Would you transcribe the whole listing exactly, minus its pictures?

— Start INFORMATION SUPPLIED —

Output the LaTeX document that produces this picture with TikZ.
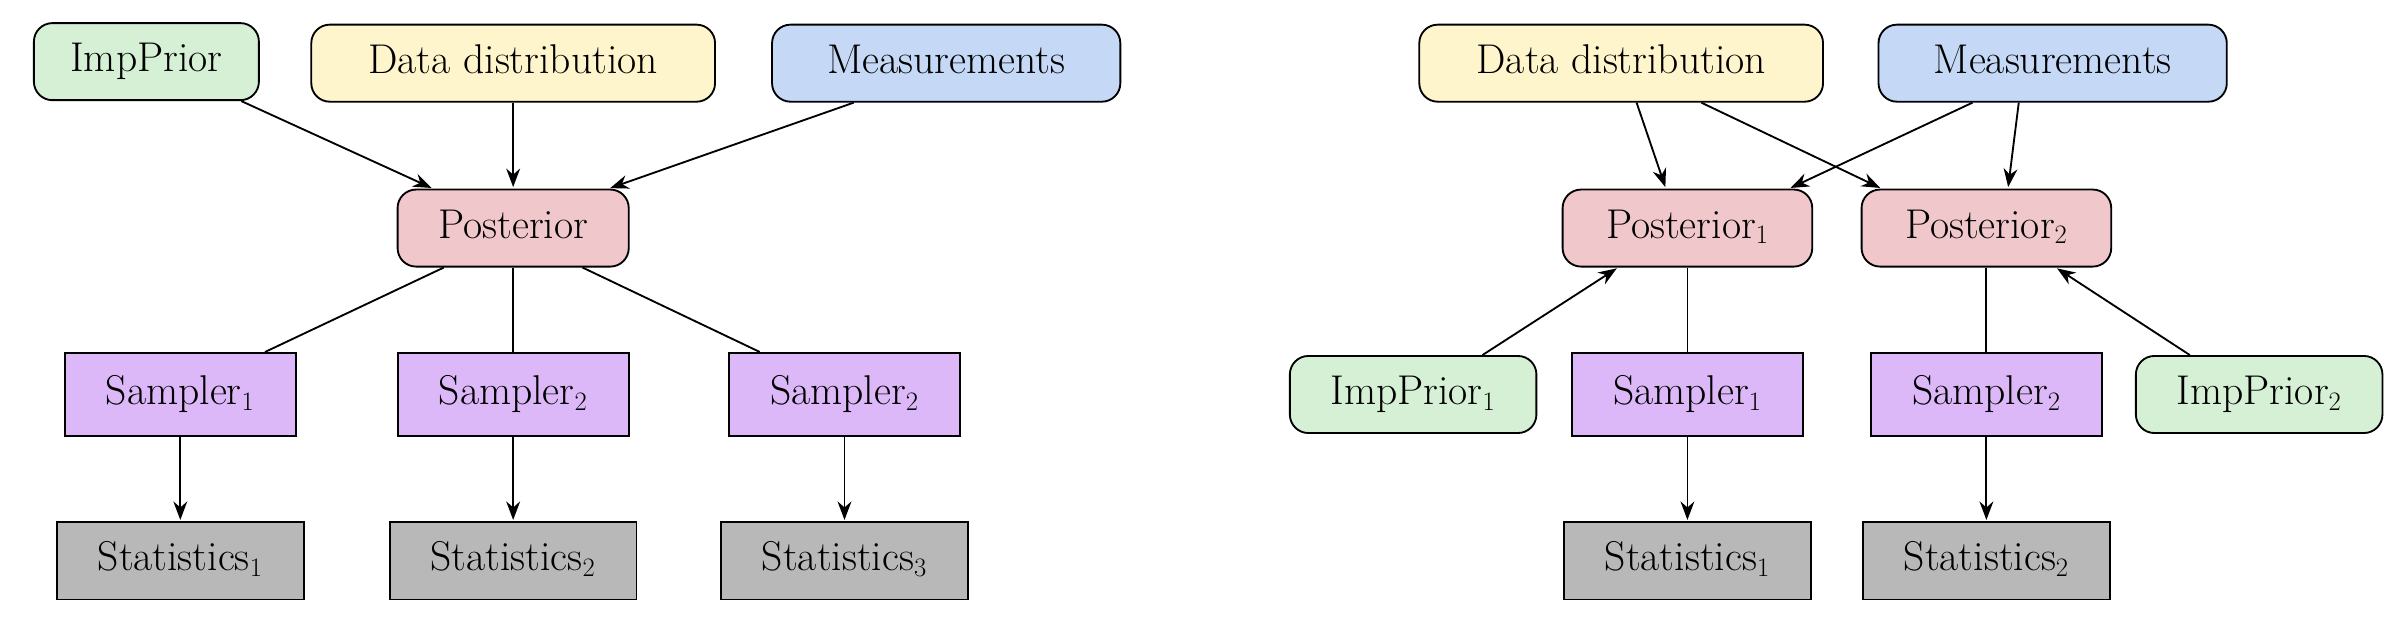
\documentclass[tikz,border=0pt]{standalone}
\usetikzlibrary{arrows.meta}
\definecolor{cg}{HTML}{D5F0D5}
\definecolor{cy}{HTML}{FFF5CC}
\definecolor{cb}{HTML}{C5D8F5}
\definecolor{cp}{HTML}{F0C8CC}
\definecolor{cv}{HTML}{DDB8F8}
\definecolor{cs}{HTML}{B8B8B8}
\begin{document}
\begin{tikzpicture}[x=1pt,y=-1pt,
  base/.style={draw,line width=1.2pt,minimum height=50pt,inner sep=4pt,font=\fontsize{27}{30}\selectfont,text height=19pt,text depth=6pt},
  rnd/.style={base,rounded corners=12pt},
  G/.style={rnd,fill=cg},Y/.style={rnd,fill=cy},B/.style={rnd,fill=cb},P/.style={rnd,fill=cp},
  V/.style={base,fill=cv,minimum width=150pt,minimum height=54pt},
  S/.style={base,fill=cs,minimum width=160pt},
  a/.style={-{Stealth[length=12pt,width=9pt]},line width=1.2pt,shorten >=1pt},
  l/.style={line width=1.2pt}]
\useasboundingbox (0,0) rectangle (1560,403);
% left
\node[G,minimum width=146pt] (ip) at (95,40) {ImpPrior};
\node[Y,minimum width=262pt] (dd) at (333,41) {Data distribution};
\node[B,minimum width=226pt] (me) at (614,41) {Measurements};
\node[P,minimum width=150pt] (po) at (333,148) {Posterior};
\node[V] (s1) at (117,256) {Sampler$_1$};
\node[V] (s2) at (333,256) {Sampler$_2$};
\node[V] (s3) at (548,256) {Sampler$_2$};
\node[S] (t1) at (117,364) {Statistics$_1$};
\node[S] (t2) at (333,364) {Statistics$_2$};
\node[S] (t3) at (548,364) {Statistics$_3$};
\draw[a] (ip.south east) ++(-12,0) -- ([xshift=-52pt]po.north);
\draw[a] (dd) -- (po);
\draw[a] ([xshift=-60pt]me.south) -- ([xshift=62pt]po.north);
\draw[l] ([xshift=-45pt]po.south) -- ([xshift=55pt]s1.north);
\draw[l] (po) -- (s2);
\draw[l] ([xshift=45pt]po.south) -- ([xshift=-55pt]s3.north);
\draw[a] (s1) -- (t1);
\draw[a] (s2) -- (t2);
\draw[a] (s3) -- (t3);
% right
\node[Y,minimum width=262pt] (rd) at (1052,41) {Data distribution};
\node[B,minimum width=226pt] (rm) at (1332,41) {Measurements};
\node[P,minimum width=162pt] (p1) at (1095,148) {Posterior$_1$};
\node[P,minimum width=162pt] (p2) at (1289,148) {Posterior$_2$};
\node[G,minimum width=160pt] (i1) at (917,256) {ImpPrior$_1$};
\node[V] (r1) at (1095,256) {Sampler$_1$};
\node[V] (r2) at (1289,256) {Sampler$_2$};
\node[G,minimum width=160pt] (i2) at (1466,256) {ImpPrior$_2$};
\node[S] (u1) at (1095,364) {Statistics$_1$};
\node[S] (u2) at (1289,364) {Statistics$_2$};
\draw[a] ([xshift=10pt]rd.south) -- ([xshift=-14pt]p1.north);
\draw[a] ([xshift=52pt]rd.south) -- ([xshift=-68pt]p2.north);
\draw[a] ([xshift=-52pt]rm.south) -- ([xshift=66pt]p1.north);
\draw[a] ([xshift=-22pt]rm.south) -- ([xshift=14pt]p2.north);
\draw[a] ([xshift=45pt]i1.north) -- ([xshift=-45pt]p1.south);
\draw[a] ([xshift=-45pt]i2.north) -- ([xshift=45pt]p2.south);
\draw[l] (p1) -- (r1);
\draw[l] (p2) -- (r2);
\draw[a] (r1) -- (u1);
\draw[a] (r2) -- (u2);
\end{tikzpicture}
\end{document}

— End INFORMATION SUPPLIED —

* TASK RESULT *
Output the LaTeX document that produces this picture with TikZ.
\documentclass[tikz,border=0pt]{standalone}
\usetikzlibrary{arrows.meta}
\definecolor{cg}{HTML}{D5F0D5}
\definecolor{cy}{HTML}{FFF5CC}
\definecolor{cb}{HTML}{C5D8F5}
\definecolor{cp}{HTML}{F0C8CC}
\definecolor{cv}{HTML}{DDB8F8}
\definecolor{cs}{HTML}{B8B8B8}
\begin{document}
\begin{tikzpicture}[x=1pt,y=-1pt,
  base/.style={draw,line width=1.2pt,minimum height=50pt,inner sep=4pt,font=\fontsize{27}{30}\selectfont,text height=19pt,text depth=6pt},
  rnd/.style={base,rounded corners=12pt},
  G/.style={rnd,fill=cg},Y/.style={rnd,fill=cy},B/.style={rnd,fill=cb},P/.style={rnd,fill=cp},
  V/.style={base,fill=cv,minimum width=150pt,minimum height=54pt},
  S/.style={base,fill=cs,minimum width=160pt},
  a/.style={-{Stealth[length=12pt,width=9pt]},line width=1.2pt,shorten >=1pt},
  l/.style={line width=1.2pt}]
\useasboundingbox (0,0) rectangle (1560,403);
% left
\node[G,minimum width=146pt] (ip) at (95,40) {ImpPrior};
\node[Y,minimum width=262pt] (dd) at (333,41) {Data distribution};
\node[B,minimum width=226pt] (me) at (614,41) {Measurements};
\node[P,minimum width=150pt] (po) at (333,148) {Posterior};
\node[V] (s1) at (117,256) {Sampler$_1$};
\node[V] (s2) at (333,256) {Sampler$_2$};
\node[V] (s3) at (548,256) {Sampler$_2$};
\node[S] (t1) at (117,364) {Statistics$_1$};
\node[S] (t2) at (333,364) {Statistics$_2$};
\node[S] (t3) at (548,364) {Statistics$_3$};
\draw[a] (ip.south east) ++(-12,0) -- ([xshift=-52pt]po.north);
\draw[a] (dd) -- (po);
\draw[a] ([xshift=-60pt]me.south) -- ([xshift=62pt]po.north);
\draw[l] ([xshift=-45pt]po.south) -- ([xshift=55pt]s1.north);
\draw[l] (po) -- (s2);
\draw[l] ([xshift=45pt]po.south) -- ([xshift=-55pt]s3.north);
\draw[a] (s1) -- (t1);
\draw[a] (s2) -- (t2);
\draw[a] (s3) -- (t3);
% right
\node[Y,minimum width=262pt] (rd) at (1052,41) {Data distribution};
\node[B,minimum width=226pt] (rm) at (1332,41) {Measurements};
\node[P,minimum width=162pt] (p1) at (1095,148) {Posterior$_1$};
\node[P,minimum width=162pt] (p2) at (1289,148) {Posterior$_2$};
\node[G,minimum width=160pt] (i1) at (917,256) {ImpPrior$_1$};
\node[V] (r1) at (1095,256) {Sampler$_1$};
\node[V] (r2) at (1289,256) {Sampler$_2$};
\node[G,minimum width=160pt] (i2) at (1466,256) {ImpPrior$_2$};
\node[S] (u1) at (1095,364) {Statistics$_1$};
\node[S] (u2) at (1289,364) {Statistics$_2$};
\draw[a] ([xshift=10pt]rd.south) -- ([xshift=-14pt]p1.north);
\draw[a] ([xshift=52pt]rd.south) -- ([xshift=-68pt]p2.north);
\draw[a] ([xshift=-52pt]rm.south) -- ([xshift=66pt]p1.north);
\draw[a] ([xshift=-22pt]rm.south) -- ([xshift=14pt]p2.north);
\draw[a] ([xshift=45pt]i1.north) -- ([xshift=-45pt]p1.south);
\draw[a] ([xshift=-45pt]i2.north) -- ([xshift=45pt]p2.south);
\draw[l] (p1) -- (r1);
\draw[l] (p2) -- (r2);
\draw[a] (r1) -- (u1);
\draw[a] (r2) -- (u2);
\end{tikzpicture}
\end{document}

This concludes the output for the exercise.